Provide an exact copy of the data, excluding the images.

╭─ Extracted data

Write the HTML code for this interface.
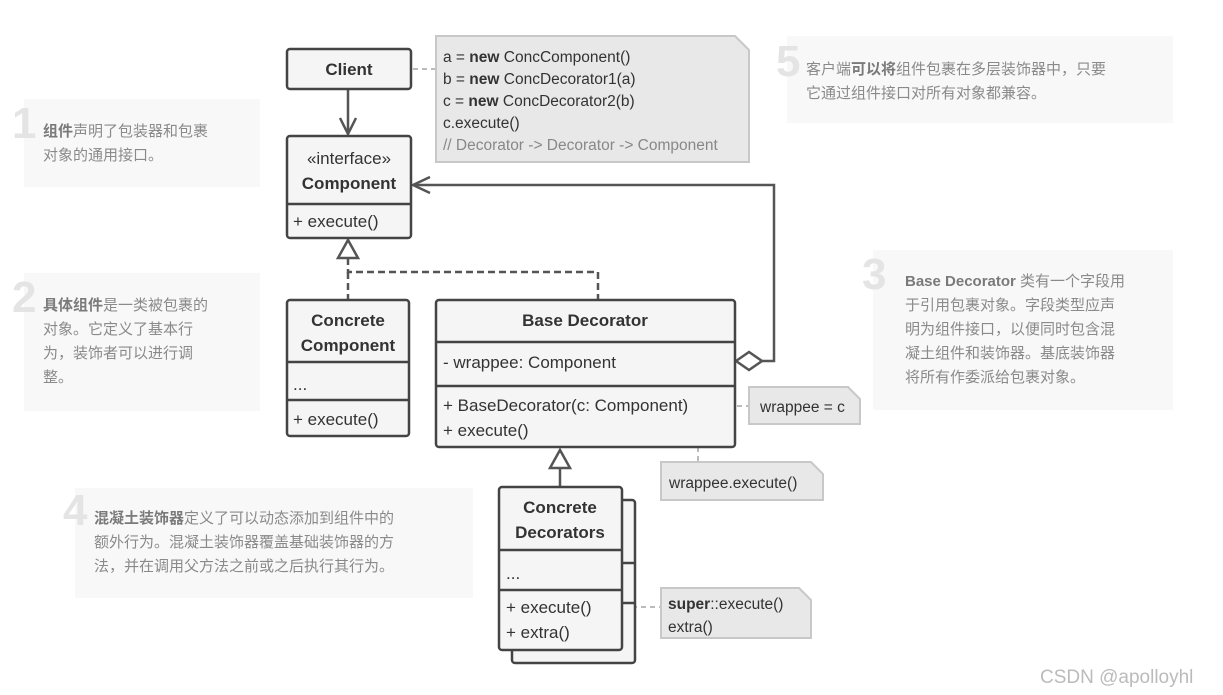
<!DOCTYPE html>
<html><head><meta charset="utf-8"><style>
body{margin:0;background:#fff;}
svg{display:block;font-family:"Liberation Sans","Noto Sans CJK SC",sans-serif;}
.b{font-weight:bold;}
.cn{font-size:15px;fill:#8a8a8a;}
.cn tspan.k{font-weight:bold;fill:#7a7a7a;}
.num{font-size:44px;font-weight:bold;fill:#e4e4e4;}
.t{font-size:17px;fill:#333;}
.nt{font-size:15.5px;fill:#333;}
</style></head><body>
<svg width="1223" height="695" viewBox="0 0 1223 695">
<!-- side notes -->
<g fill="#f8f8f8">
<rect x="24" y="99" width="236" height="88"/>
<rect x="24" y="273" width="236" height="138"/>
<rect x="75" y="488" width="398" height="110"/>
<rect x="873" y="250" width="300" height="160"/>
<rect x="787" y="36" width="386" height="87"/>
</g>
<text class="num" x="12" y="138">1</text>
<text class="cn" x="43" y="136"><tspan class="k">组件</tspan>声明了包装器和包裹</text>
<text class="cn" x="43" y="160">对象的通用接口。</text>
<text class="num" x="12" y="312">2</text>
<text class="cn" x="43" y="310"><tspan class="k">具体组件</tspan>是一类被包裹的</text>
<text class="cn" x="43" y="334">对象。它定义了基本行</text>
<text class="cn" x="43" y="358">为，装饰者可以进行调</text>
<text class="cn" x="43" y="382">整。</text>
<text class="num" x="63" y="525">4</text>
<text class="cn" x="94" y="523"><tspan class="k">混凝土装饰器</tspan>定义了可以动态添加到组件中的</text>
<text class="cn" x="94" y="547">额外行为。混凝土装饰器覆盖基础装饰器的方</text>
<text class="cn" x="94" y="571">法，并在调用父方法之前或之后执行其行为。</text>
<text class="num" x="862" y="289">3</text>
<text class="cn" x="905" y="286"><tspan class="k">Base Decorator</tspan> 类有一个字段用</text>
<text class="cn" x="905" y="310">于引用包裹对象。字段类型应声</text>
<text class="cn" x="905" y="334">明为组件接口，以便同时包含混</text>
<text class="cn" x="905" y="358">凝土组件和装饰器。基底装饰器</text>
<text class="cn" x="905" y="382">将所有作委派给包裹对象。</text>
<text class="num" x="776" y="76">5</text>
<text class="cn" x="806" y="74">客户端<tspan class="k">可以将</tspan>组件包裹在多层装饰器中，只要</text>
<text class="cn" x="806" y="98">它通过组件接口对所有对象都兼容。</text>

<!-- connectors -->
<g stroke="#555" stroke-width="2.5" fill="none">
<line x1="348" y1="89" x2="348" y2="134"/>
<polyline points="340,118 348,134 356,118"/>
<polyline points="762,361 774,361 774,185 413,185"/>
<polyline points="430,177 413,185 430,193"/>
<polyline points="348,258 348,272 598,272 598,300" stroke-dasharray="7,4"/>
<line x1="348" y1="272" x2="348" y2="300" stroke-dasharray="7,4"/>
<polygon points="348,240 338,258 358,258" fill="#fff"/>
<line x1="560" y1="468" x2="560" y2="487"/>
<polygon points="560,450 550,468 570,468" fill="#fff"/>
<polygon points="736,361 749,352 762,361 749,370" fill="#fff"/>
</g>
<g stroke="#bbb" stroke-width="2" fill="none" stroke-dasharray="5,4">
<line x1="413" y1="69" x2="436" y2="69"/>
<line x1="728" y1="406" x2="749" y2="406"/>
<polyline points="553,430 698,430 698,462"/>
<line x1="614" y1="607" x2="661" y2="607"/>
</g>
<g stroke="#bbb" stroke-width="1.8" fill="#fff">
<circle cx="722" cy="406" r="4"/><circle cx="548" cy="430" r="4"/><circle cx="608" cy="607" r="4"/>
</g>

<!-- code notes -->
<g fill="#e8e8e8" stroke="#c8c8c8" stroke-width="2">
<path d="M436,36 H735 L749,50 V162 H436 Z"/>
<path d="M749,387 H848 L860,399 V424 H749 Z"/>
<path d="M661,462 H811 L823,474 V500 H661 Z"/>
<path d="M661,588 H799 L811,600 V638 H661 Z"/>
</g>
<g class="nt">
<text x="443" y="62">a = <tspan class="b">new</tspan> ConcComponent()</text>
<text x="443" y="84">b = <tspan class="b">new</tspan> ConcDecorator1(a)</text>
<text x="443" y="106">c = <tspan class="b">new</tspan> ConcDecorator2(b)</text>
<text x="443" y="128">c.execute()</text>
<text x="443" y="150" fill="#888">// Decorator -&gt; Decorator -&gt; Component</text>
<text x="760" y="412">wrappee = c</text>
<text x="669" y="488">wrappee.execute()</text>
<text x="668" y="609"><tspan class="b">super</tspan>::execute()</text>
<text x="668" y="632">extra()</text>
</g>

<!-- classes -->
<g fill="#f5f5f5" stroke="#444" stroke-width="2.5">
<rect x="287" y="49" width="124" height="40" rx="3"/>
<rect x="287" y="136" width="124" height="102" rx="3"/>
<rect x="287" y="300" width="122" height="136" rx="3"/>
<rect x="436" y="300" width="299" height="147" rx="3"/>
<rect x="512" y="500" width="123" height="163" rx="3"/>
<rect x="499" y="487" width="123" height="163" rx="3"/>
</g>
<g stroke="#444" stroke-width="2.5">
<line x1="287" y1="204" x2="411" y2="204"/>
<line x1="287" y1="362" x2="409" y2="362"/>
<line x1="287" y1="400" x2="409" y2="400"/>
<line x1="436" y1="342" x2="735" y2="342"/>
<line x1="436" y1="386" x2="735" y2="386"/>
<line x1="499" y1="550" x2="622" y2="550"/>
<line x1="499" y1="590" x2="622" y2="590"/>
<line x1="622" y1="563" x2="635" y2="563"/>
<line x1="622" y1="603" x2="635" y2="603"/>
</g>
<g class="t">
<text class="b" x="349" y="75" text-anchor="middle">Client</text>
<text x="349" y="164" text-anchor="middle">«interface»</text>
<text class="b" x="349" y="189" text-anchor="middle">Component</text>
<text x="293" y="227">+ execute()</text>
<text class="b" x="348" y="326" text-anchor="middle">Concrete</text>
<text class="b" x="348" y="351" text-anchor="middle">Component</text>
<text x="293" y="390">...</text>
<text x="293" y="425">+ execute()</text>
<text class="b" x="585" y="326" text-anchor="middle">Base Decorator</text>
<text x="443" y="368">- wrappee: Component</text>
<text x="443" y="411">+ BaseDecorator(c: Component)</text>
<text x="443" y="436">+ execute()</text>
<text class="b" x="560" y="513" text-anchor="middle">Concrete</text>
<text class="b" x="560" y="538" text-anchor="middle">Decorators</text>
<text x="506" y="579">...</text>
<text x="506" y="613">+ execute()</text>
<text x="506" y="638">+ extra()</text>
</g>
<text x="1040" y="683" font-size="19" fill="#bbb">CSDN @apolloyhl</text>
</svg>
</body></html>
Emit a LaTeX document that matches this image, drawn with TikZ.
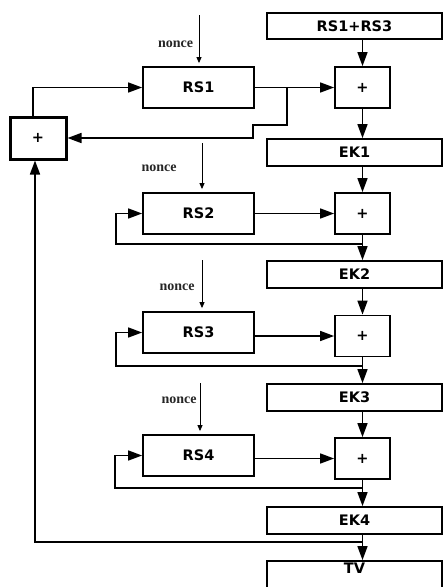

╰─

Task solution>
Write the HTML code for this interface.
<!DOCTYPE html>
<html><head><meta charset="utf-8"><style>
body{margin:0;background:#fff;}
svg{display:block;font-family:"Liberation Sans","Noto Sans CJK SC",sans-serif;}
.b{font-weight:bold;}
.cn{font-size:15px;fill:#8a8a8a;}
.cn tspan.k{font-weight:bold;fill:#7a7a7a;}
.num{font-size:44px;font-weight:bold;fill:#e4e4e4;}
.t{font-size:17px;fill:#333;}
.nt{font-size:15.5px;fill:#333;}
</style></head><body>
<svg width="1223" height="695" viewBox="0 0 1223 695">
<!-- side notes -->
<g fill="#f8f8f8">
<rect x="24" y="99" width="236" height="88"/>
<rect x="24" y="273" width="236" height="138"/>
<rect x="75" y="488" width="398" height="110"/>
<rect x="873" y="250" width="300" height="160"/>
<rect x="787" y="36" width="386" height="87"/>
</g>
<text class="num" x="12" y="138">1</text>
<text class="cn" x="43" y="136"><tspan class="k">组件</tspan>声明了包装器和包裹</text>
<text class="cn" x="43" y="160">对象的通用接口。</text>
<text class="num" x="12" y="312">2</text>
<text class="cn" x="43" y="310"><tspan class="k">具体组件</tspan>是一类被包裹的</text>
<text class="cn" x="43" y="334">对象。它定义了基本行</text>
<text class="cn" x="43" y="358">为，装饰者可以进行调</text>
<text class="cn" x="43" y="382">整。</text>
<text class="num" x="63" y="525">4</text>
<text class="cn" x="94" y="523"><tspan class="k">混凝土装饰器</tspan>定义了可以动态添加到组件中的</text>
<text class="cn" x="94" y="547">额外行为。混凝土装饰器覆盖基础装饰器的方</text>
<text class="cn" x="94" y="571">法，并在调用父方法之前或之后执行其行为。</text>
<text class="num" x="862" y="289">3</text>
<text class="cn" x="905" y="286"><tspan class="k">Base Decorator</tspan> 类有一个字段用</text>
<text class="cn" x="905" y="310">于引用包裹对象。字段类型应声</text>
<text class="cn" x="905" y="334">明为组件接口，以便同时包含混</text>
<text class="cn" x="905" y="358">凝土组件和装饰器。基底装饰器</text>
<text class="cn" x="905" y="382">将所有作委派给包裹对象。</text>
<text class="num" x="776" y="76">5</text>
<text class="cn" x="806" y="74">客户端<tspan class="k">可以将</tspan>组件包裹在多层装饰器中，只要</text>
<text class="cn" x="806" y="98">它通过组件接口对所有对象都兼容。</text>

<!-- connectors -->
<g stroke="#555" stroke-width="2.5" fill="none">
<line x1="348" y1="89" x2="348" y2="134"/>
<polyline points="340,118 348,134 356,118"/>
<polyline points="762,361 774,361 774,185 413,185"/>
<polyline points="430,177 413,185 430,193"/>
<polyline points="348,258 348,272 598,272 598,300" stroke-dasharray="7,4"/>
<line x1="348" y1="272" x2="348" y2="300" stroke-dasharray="7,4"/>
<polygon points="348,240 338,258 358,258" fill="#fff"/>
<line x1="560" y1="468" x2="560" y2="487"/>
<polygon points="560,450 550,468 570,468" fill="#fff"/>
<polygon points="736,361 749,352 762,361 749,370" fill="#fff"/>
</g>
<g stroke="#bbb" stroke-width="2" fill="none" stroke-dasharray="5,4">
<line x1="413" y1="69" x2="436" y2="69"/>
<line x1="728" y1="406" x2="749" y2="406"/>
<polyline points="553,430 698,430 698,462"/>
<line x1="614" y1="607" x2="661" y2="607"/>
</g>
<g stroke="#bbb" stroke-width="1.8" fill="#fff">
<circle cx="722" cy="406" r="4"/><circle cx="548" cy="430" r="4"/><circle cx="608" cy="607" r="4"/>
</g>

<!-- code notes -->
<g fill="#e8e8e8" stroke="#c8c8c8" stroke-width="2">
<path d="M436,36 H735 L749,50 V162 H436 Z"/>
<path d="M749,387 H848 L860,399 V424 H749 Z"/>
<path d="M661,462 H811 L823,474 V500 H661 Z"/>
<path d="M661,588 H799 L811,600 V638 H661 Z"/>
</g>
<g class="nt">
<text x="443" y="62">a = <tspan class="b">new</tspan> ConcComponent()</text>
<text x="443" y="84">b = <tspan class="b">new</tspan> ConcDecorator1(a)</text>
<text x="443" y="106">c = <tspan class="b">new</tspan> ConcDecorator2(b)</text>
<text x="443" y="128">c.execute()</text>
<text x="443" y="150" fill="#888">// Decorator -&gt; Decorator -&gt; Component</text>
<text x="760" y="412">wrappee = c</text>
<text x="669" y="488">wrappee.execute()</text>
<text x="668" y="609"><tspan class="b">super</tspan>::execute()</text>
<text x="668" y="632">extra()</text>
</g>

<!-- classes -->
<g fill="#f5f5f5" stroke="#444" stroke-width="2.5">
<rect x="287" y="49" width="124" height="40" rx="3"/>
<rect x="287" y="136" width="124" height="102" rx="3"/>
<rect x="287" y="300" width="122" height="136" rx="3"/>
<rect x="436" y="300" width="299" height="147" rx="3"/>
<rect x="512" y="500" width="123" height="163" rx="3"/>
<rect x="499" y="487" width="123" height="163" rx="3"/>
</g>
<g stroke="#444" stroke-width="2.5">
<line x1="287" y1="204" x2="411" y2="204"/>
<line x1="287" y1="362" x2="409" y2="362"/>
<line x1="287" y1="400" x2="409" y2="400"/>
<line x1="436" y1="342" x2="735" y2="342"/>
<line x1="436" y1="386" x2="735" y2="386"/>
<line x1="499" y1="550" x2="622" y2="550"/>
<line x1="499" y1="590" x2="622" y2="590"/>
<line x1="622" y1="563" x2="635" y2="563"/>
<line x1="622" y1="603" x2="635" y2="603"/>
</g>
<g class="t">
<text class="b" x="349" y="75" text-anchor="middle">Client</text>
<text x="349" y="164" text-anchor="middle">«interface»</text>
<text class="b" x="349" y="189" text-anchor="middle">Component</text>
<text x="293" y="227">+ execute()</text>
<text class="b" x="348" y="326" text-anchor="middle">Concrete</text>
<text class="b" x="348" y="351" text-anchor="middle">Component</text>
<text x="293" y="390">...</text>
<text x="293" y="425">+ execute()</text>
<text class="b" x="585" y="326" text-anchor="middle">Base Decorator</text>
<text x="443" y="368">- wrappee: Component</text>
<text x="443" y="411">+ BaseDecorator(c: Component)</text>
<text x="443" y="436">+ execute()</text>
<text class="b" x="560" y="513" text-anchor="middle">Concrete</text>
<text class="b" x="560" y="538" text-anchor="middle">Decorators</text>
<text x="506" y="579">...</text>
<text x="506" y="613">+ execute()</text>
<text x="506" y="638">+ extra()</text>
</g>
<text x="1040" y="683" font-size="19" fill="#bbb">CSDN @apolloyhl</text>
</svg>
</body></html>
Emit a LaTeX document that matches this image, drawn with TikZ.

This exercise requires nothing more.